Zanosi się, że zamiast ożywienia na rynku nowych mieszkań będziemy obserwować w najbliższym roku większe zainteresowanie lokalami z drugiej ręki. A więcej chętnych, to i ceny wyższe. Przynajmniej te wywoławcze. Powód zmian?
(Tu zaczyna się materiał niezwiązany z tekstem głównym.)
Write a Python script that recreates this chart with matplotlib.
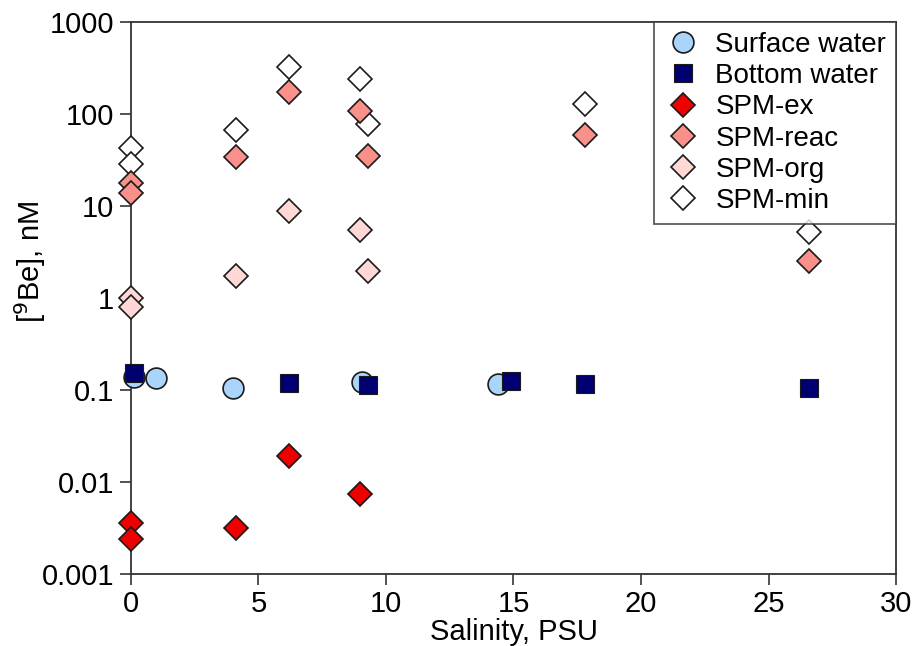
import matplotlib
matplotlib.use("Agg")
import matplotlib.pyplot as plt
from matplotlib.ticker import FixedLocator, FixedFormatter, NullLocator

plt.rcParams['font.family'] = ['Liberation Sans', 'DejaVu Sans']

# Data (salinity PSU, [9Be] nM)
surf_x = [0.1, 1.0, 4.0, 9.05, 14.4]
surf_y = [0.138, 0.135, 0.105, 0.122, 0.116]

bot_x = [0.1, 6.2, 9.3, 14.9, 17.8, 26.6]
bot_y = [0.153, 0.119, 0.113, 0.125, 0.116, 0.105]

ex_x = [0.0, 0.0, 4.1, 6.2, 9.0]
ex_y = [0.0036, 0.0024, 0.0032, 0.0192, 0.0074]

reac_x = [0.0, 0.0, 4.1, 6.2, 9.0, 9.3, 17.8, 26.6]
reac_y = [17.8, 13.8, 34, 173, 108, 35, 59, 2.5]

org_x = [0.0, 0.0, 4.1, 6.2, 9.0, 9.3]
org_y = [1.0, 0.80, 1.73, 8.8, 5.5, 1.96]

min_x = [0.0, 0.0, 4.1, 6.2, 9.0, 9.3, 17.8, 26.6]
min_y = [43, 29, 67, 325, 240, 78, 128, 5.2]

yticks = [0.001, 0.01, 0.1, 1, 10, 100, 1000]
ytick_labels = ['0.001', '0.01', '0.1', '1', '10', '100', '1000']
xticks = [0, 5, 10, 15, 20, 25, 30]

fig = plt.figure(figsize=(9.19, 6.46), dpi=100)
ax = fig.add_axes([0.1425, 0.111, 0.8325, 0.855])

ec = '#1a1a1a'
kw = dict(ls='none', clip_on=False)
ax.plot(min_x, min_y, 'D', ms=12.5, mfc='white', mec=ec, mew=1.2, label='SPM-min', zorder=3, **kw)
ax.plot(org_x, org_y, 'D', ms=12.5, mfc='#FFD8D6', mec=ec, mew=1.2, label='SPM-org', zorder=3, **kw)
ax.plot(reac_x, reac_y, 'D', ms=12.5, mfc='#FA908A', mec=ec, mew=1.2, label='SPM-reac', zorder=3, **kw)
ax.plot(ex_x, ex_y, 'D', ms=12.5, mfc='#EE0000', mec=ec, mew=1.2, label='SPM-ex', zorder=3, **kw)
ax.plot(surf_x, surf_y, 'o', ms=15, mfc='#AAD4FA', mec=ec, mew=1.2, label='Surface water', zorder=3, **kw)
ax.plot(bot_x, bot_y, 's', ms=13.5, mfc='#000070', mec=ec, mew=0.8, label='Bottom water', zorder=4, **kw)

ax.set_yscale('log')
ax.set_ylim(0.001, 1000)
ax.set_xlim(0, 30)
ax.yaxis.set_major_locator(FixedLocator(yticks))
ax.yaxis.set_major_formatter(FixedFormatter(ytick_labels))
ax.yaxis.set_minor_locator(NullLocator())
ax.set_xticks(xticks)

ax.tick_params(axis='both', direction='out', length=8, width=1.2, labelsize=21, color='#333333')
ax.tick_params(axis='x', pad=3)
ax.tick_params(axis='y', pad=4)
for s in ax.spines.values():
    s.set_linewidth(1.3)
    s.set_color('#333333')

ax.set_xlabel('Salinity, PSU', fontsize=21, labelpad=0)
ax.set_ylabel(r'[$^{9}$Be], nM', fontsize=21)
ax.yaxis.set_label_coords(-0.108, 0.565)

h, l = ax.get_legend_handles_labels()
order = ['Surface water', 'Bottom water', 'SPM-ex', 'SPM-reac', 'SPM-org', 'SPM-min']
hh = [h[l.index(o)] for o in order]
leg = ax.legend(hh, order, loc='upper right', borderaxespad=0, fancybox=False,
                fontsize=20, frameon=True, edgecolor='#333333', handletextpad=0.45,
                labelspacing=0.19, borderpad=0.35, handlelength=1.4)
leg.get_frame().set_linewidth(1.3)

fig.savefig('out.png', dpi=100)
Nowelizacja programu dopłat do kredytów „Rodzina na swoim”.
Jeśli rzeczywiście stanie się tak, jak zakłada projekt noweli, to w przyszłe wakacje nie kupimy już mieszkania z rynku wtórnego z dopłatą do kredytu z budżetu państwa.
Zdaniem pośredników z Polskiej Federacji Rynku Nieruchomości takie rozwiązanie podtrzyma i tak relatywnie wysokie w stosunku do dochodów ceny mieszkań. Poza tym zamiast wzmóc zainteresowanie nowymi osiedlami – groźba wycofania się państwa z dopłat do mieszkań używanych spowoduje boom na rynku lokali z drugiej ręki, i to jeszcze w br.
Rynek znowu więc zostanie sztucznie napędzony. Jeszcze bardziej, jeśli posłowie przegłosują zmiany mówiące, że i single, i małżeństwa, które będą chciały skorzystać z dopłat, nie mogą mieć więcej niż 35 lat. Czy na pewno o to chodziło?